If JROTC really gets into a kid’s blood, there is summer camp. Here they live "the life:" Reveille, mess hall, taps, and a full day in between. There’s marksmanship, tower rappelling, obstacle courses, science classes, and "Leadership Reaction Training." LRT is even fun to watch. A scenario is given – for example, there are two dirt ramps with a gap representing a raging flood. There are various boards and a hundred pound barrel. The team, with a leader they preselected, has 15 minutes to get the barrel, the boards and themselves across. Naturally the boards are too short. Utilizing the unique characteristics of each team member is counted in their favor.
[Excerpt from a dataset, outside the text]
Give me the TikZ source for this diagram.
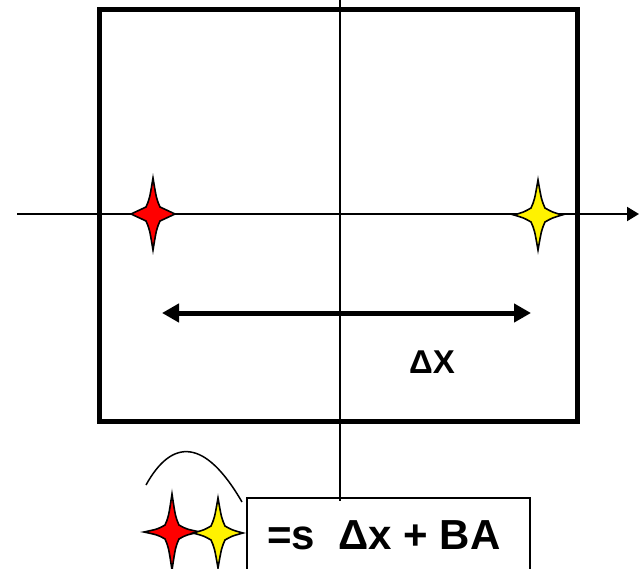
\documentclass[tikz,border=0pt]{standalone}
\usepackage{fontspec}
\setmainfont{Liberation Sans}
\usetikzlibrary{arrows.meta}
\tikzset{
  fourstar/.pic={
    \draw[line width=1.6pt, miter limit=10, fill=\pgfkeysvalueof{/tikz/starfill}]
      (0,-\pgfkeysvalueof{/tikz/stary}) .. controls (3.5,-15) .. (7,-7)
      .. controls (14,-3) .. (\pgfkeysvalueof{/tikz/starx},0)
      .. controls (14,3) .. (7,7)
      .. controls (3.5,15) .. (0,\pgfkeysvalueof{/tikz/stary})
      .. controls (-3.5,15) .. (-7,7)
      .. controls (-14,3) .. (-\pgfkeysvalueof{/tikz/starx},0)
      .. controls (-14,-3) .. (-7,-7)
      .. controls (-3.5,-15) .. cycle;
  },
  starfill/.initial=red,
  starx/.initial=22,
  stary/.initial=36,
  axisline/.style={line width=2pt},
  formulabox/.style={draw, line width=1.5pt, minimum width=283pt, minimum height=72pt, inner sep=0pt},
}
\begin{document}
\begin{tikzpicture}[x=1pt,y=-1pt]
\useasboundingbox (0,0) rectangle (639,569);
% square
\draw[line width=5pt] (99,10) rectangle (577,421);
% axes
\coordinate (axL) at (17,214);
\coordinate (axR) at (639,214);
\coordinate (vT) at (340,0);
\coordinate (vB) at (340,501);
\draw[axisline, -{Triangle[length=12pt,width=14pt]}] (axL) -- (axR);
% formula box
\node[formulabox, anchor=north west] (fbox) at (246,497) {};
\node[font=\bfseries\fontsize{42}{46}\selectfont, anchor=base] (ftext) at (384,549) {=s\ \ Δx + BA};
\draw[axisline] (vT) -- (vB);
% stars on axis
\pic[starfill=red, starx=22, stary=36] at (153,214) {fourstar};
\pic[starfill=yellow, starx=24, stary=35] at (538,215) {fourstar};
% double arrow
\coordinate (dL) at (162,313);
\coordinate (dR) at (531,313);
\draw[line width=5pt, {Triangle[length=17pt,width=18pt]}-{Triangle[length=17pt,width=18pt]}] (dL) -- (dR);
\node[font=\bfseries\fontsize{33}{36}\selectfont, anchor=base] (dx) at (432,373) {ΔX};
% bottom curve and stars
\coordinate (cA) at (146,485);
\coordinate (cB) at (242,502);
\draw[line width=1.5pt] (cA) .. controls (172,438) and (205,438) .. (cB);
\pic[starfill=red, starx=28, stary=38] at (172,532) {fourstar};
\pic[starfill=yellow, starx=25, stary=35] at (218,533) {fourstar};
\end{tikzpicture}
\end{document}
We had two daughters and a son go through JROTC. Only the oldest daughter went on to a military career (JROTC + valedictorian = West Point) but our son’s and our younger daughter’s lives were deeply enriched by the program. I promise you this: When you hear "HOOAHH!"(Army), HOOYAHH! (Navy) or "OORAHHH!" (Marine Corps) echo across a parade ground with your son or daughter out there, you”ll be proud, perhaps to the point of tears, and your faith in the future restored.
(Note: The above was adapted from a column I wrote for the Tampa Tribune many years ago.)